Barry had to go to Albuquerque for work today so we were up early. I dropped him at the airport and was at the gym by 6 (don't get too excited I haven't been to the gym in a few weeks) but I got a good walk with a little running in, then I came home, threw in some wash (fabric for my afternoon sewing), and starting my baking and freezer jam. I must say I am quite pleased with the fruits of my labor thus far and below is a little teaser for you. I am going to do my best not to eat the entire rhubarb crisp before Barry returns Thursday night and to accomplish that I may just have to keep the desert in the fridge, out of site, out of mind right.
Rhubarb Strawberry Jam
4 cups Rhubarb
3 cups Strawberries
2 cups Sugar
2 3-oz boxes Strawberry Jello
Boil rhubarb and sugar for 8 minutes.
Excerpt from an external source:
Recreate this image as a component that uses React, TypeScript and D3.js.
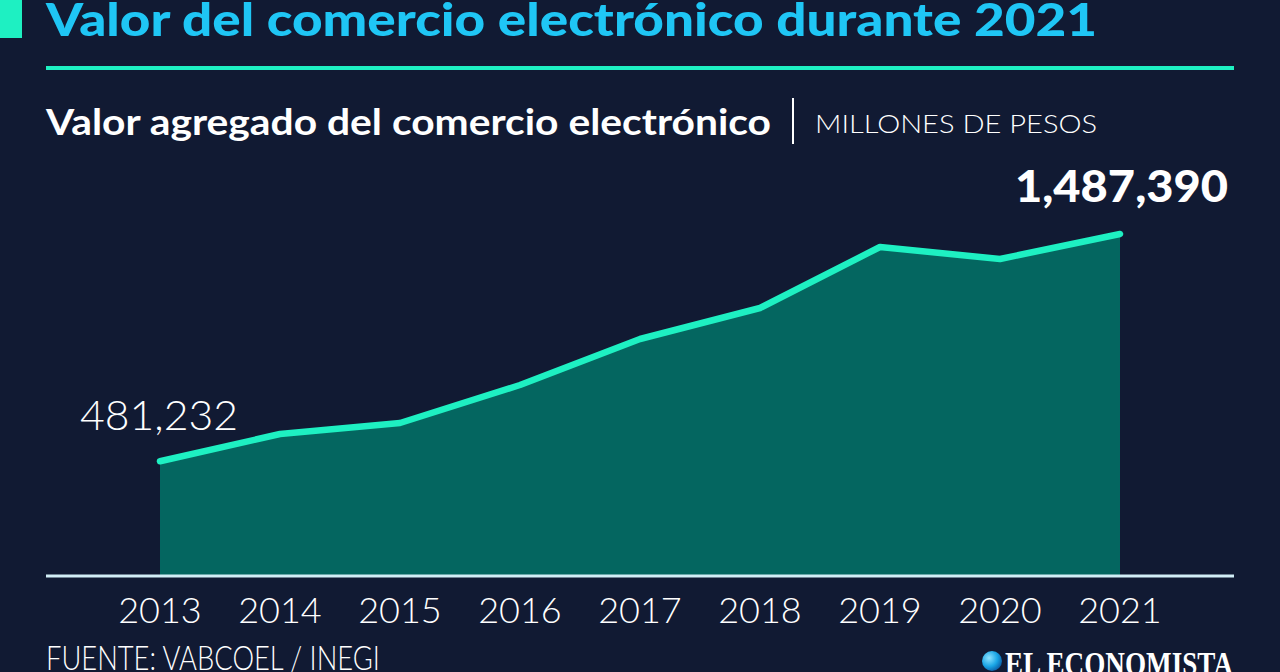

Add strawberries and boil for 2-3 minutes more. If using fresh strawberries boil longer. (I used frozen so they were already pretty soft.) Take off stove and add both boxes of Jello. Put in jars and cool. May be frozen or keep in refrigerator.
Rhubarb Crisp
I used the recipe from my Betty Crocker cookbook but I tripled the crisp. I grew up in a double crisp family because we would eat the crisp before it was cooked so that's our tradition. Doubling and still snacking allows for a layer of crisp on the bottom and crisp on the top, yum!